According to Andrew Froehlich of Informationweek:
“Rather than fight it, it’s high time that IT decision-makers admit our shortcomings and learn to address the reasons that Shadow IT has cropped up in the first place. Your department no longer holds all the cards in terms of servers, endpoint devices, or applications being used in your enterprise.”
IT professionals should, of course, act in their company’s best interest, but sometimes that means taking a hard look at the services and applications that companies prefer, and asking “Why don’t employees feel they can do their best work with what we provide?” Sometimes, there are perfectly good reasons for the choices IT makes, but sometimes, they can do better.
Bob Dimicco is founder of Cisco’s Cloud Consumption Service, which carried out an investigation that discovered enterprise organizations were using 15 - 22 times more cloud applications that had been sanctioned by the IT departments. For Dimicco, the lessons to be learned are clear.
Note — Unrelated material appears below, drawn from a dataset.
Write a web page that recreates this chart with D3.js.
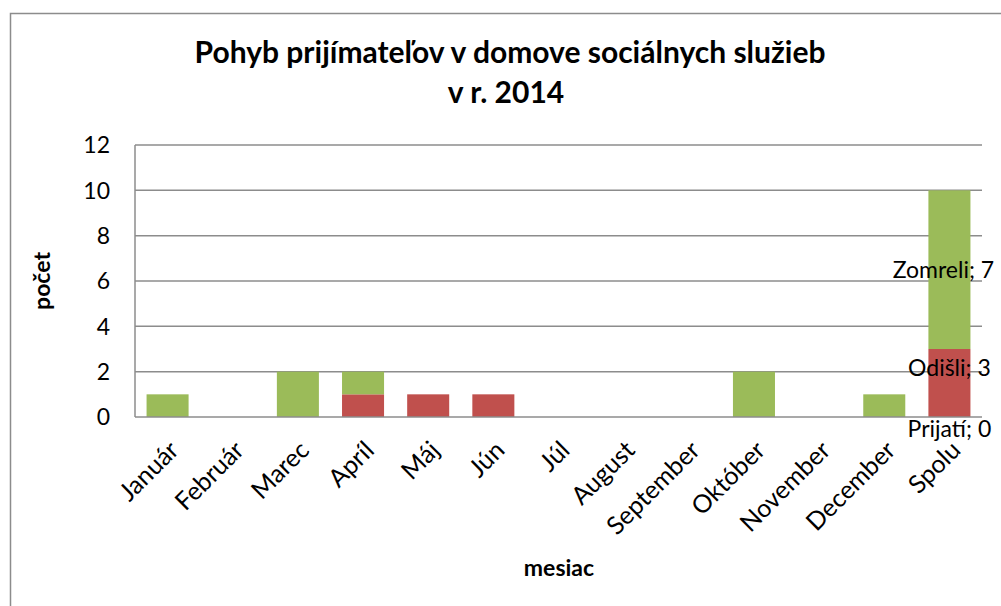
<!DOCTYPE html>
<html>
<head>
<meta charset="utf-8">
<script src="https://cdn.jsdelivr.net/npm/d3@7"></script>
<style>
  body { margin: 0; background: #fff; }
  text { font-family: Lato, "Open Sans", sans-serif; fill: #000; }
</style>
</head>
<body>
<svg id="chart" width="1001" height="606"></svg>
<script>
var months = ['Január', 'Február', 'Marec', 'Apríl', 'Máj', 'Jún', 'Júl', 'August', 'September', 'Október', 'November', 'December', 'Spolu']
var prijati = [0, 0, 0, 0, 0, 0, 0, 0, 0, 0, 0, 0, 0]
var odisli = [0, 0, 0, 1, 1, 1, 0, 0, 0, 0, 0, 0, 3]
var zomreli = [1, 0, 2, 1, 0, 0, 0, 0, 0, 2, 0, 1, 7]
var seriesNames = ['Prijatí', 'Odišli', 'Zomreli']
var seriesColors = ['#4F81BD', '#C0504D', '#9BBB59']
var yTicks = [0, 2, 4, 6, 8, 10, 12]

var svg = d3.select('#chart')
var plotLeft = 135, plotRight = 982, plotTop = 145, plotBottom = 417
var gray = '#8c8c8c'

// outer chart frame (runs off the right and bottom edge)
svg.append('rect').attr('x', 10.5).attr('y', 13.5).attr('width', 1100).attr('height', 700)
  .attr('fill', 'none').attr('stroke', gray).attr('stroke-width', 1.5)

var x = d3.scaleBand().domain(months).range([plotLeft, plotRight]).paddingInner(0.355).paddingOuter(0.1775)
var y = d3.scaleLinear().domain([0, 12]).range([plotBottom, plotTop])

/** gridlines */
svg.append('g').selectAll('line').data(yTicks.slice(1)).enter().append('line')
  .attr('x1', plotLeft).attr('x2', plotRight).attr('y1', function (d) { return y(d) }).attr('y2', function (d) { return y(d) })
  .attr('stroke', gray).attr('stroke-width', 1.5)

/** stacked bars */
var rows = months.map(function (m, i) {
  return {month: m, Prijatí: prijati[i], Odišli: odisli[i], Zomreli: zomreli[i]}
})
var stacked = d3.stack().keys(seriesNames)(rows)

svg.append('g').selectAll('g').data(stacked).enter().append('g')
  .attr('fill', function (d, i) { return seriesColors[i] })
  .selectAll('rect').data(function (d) { return d }).enter().append('rect')
  .attr('x', function (d) { return x(d.data.month) })
  .attr('width', x.bandwidth())
  .attr('y', function (d) { return y(d[1]) })
  .attr('height', function (d) { return y(d[0]) - y(d[1]) })

/** axes lines */
svg.append('line').attr('x1', plotLeft).attr('x2', plotLeft).attr('y1', plotTop).attr('y2', plotBottom)
  .attr('stroke', gray).attr('stroke-width', 1.5)
svg.append('line').attr('x1', plotLeft).attr('x2', plotRight).attr('y1', plotBottom).attr('y2', plotBottom)
  .attr('stroke', gray).attr('stroke-width', 1.5)

/** y tick labels */
svg.append('g').selectAll('text').data(yTicks).enter().append('text')
  .attr('x', plotLeft - 25).attr('y', function (d) { return y(d) }).attr('dy', '0.36em')
  .attr('text-anchor', 'end').style('font-size', '23px').text(function (d) { return d })

/** x tick labels */
svg.append('g').selectAll('text').data(months).enter().append('text')
  .attr('transform', function (d) { return 'translate(' + (x(d) + x.bandwidth() / 2) + ',' + 439 + ') rotate(-45)' })
  .attr('dy', '0.72em').attr('text-anchor', 'end').style('font-size', '25px').text(function (d) { return d })

/** data labels for Spolu */
var last = months.length - 1
var labelShift = [12, -15, 0]
var labelShiftX = [0, 0, -6]
stacked.forEach(function (s, i) {
  var d = s[last]
  var cy = i === 0 ? y(d[0]) + labelShift[0] : (y(d[0]) + y(d[1])) / 2 + labelShift[i]
  svg.append('text').attr('x', x(months[last]) + x.bandwidth() / 2 + labelShiftX[i]).attr('y', cy).attr('dy', '0.36em')
    .attr('text-anchor', 'middle').style('font-size', '23px')
    .text(seriesNames[i] + '; ' + d.data[seriesNames[i]])
})

/** title */
svg.append('text').attr('x', 510).attr('y', 63).attr('text-anchor', 'middle')
  .style('font-size', '30px').style('font-weight', 'bold').text('Pohyb prijímateľov v domove sociálnych služieb')
svg.append('text').attr('x', 506).attr('y', 103).attr('text-anchor', 'middle')
  .style('font-size', '30px').style('font-weight', 'bold').text('v r. 2014')

/** axis titles */
svg.append('text').attr('transform', 'translate(42,281) rotate(-90)').attr('dy', '0.36em')
  .attr('text-anchor', 'middle').style('font-size', '23px').style('font-weight', 'bold').text('počet')
svg.append('text').attr('x', 559).attr('y', 568).attr('dy', '0.36em')
  .attr('text-anchor', 'middle').style('font-size', '23px').style('font-weight', 'bold').text('mesiac')
</script>
</body>
</html>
“Employees and lines of business have spoken – they want choice, they want greater speed and agility. IT has lost control here, because organizations, lines of business are saying I can go to the Web and get an application or a service within minutes and start being productive.”
Users are not the enemy. For the most part, they want to do their jobs as quickly and efficiently as possible, and they want the best tools available. It’s in the best interest of their organizations to facilitate those goals.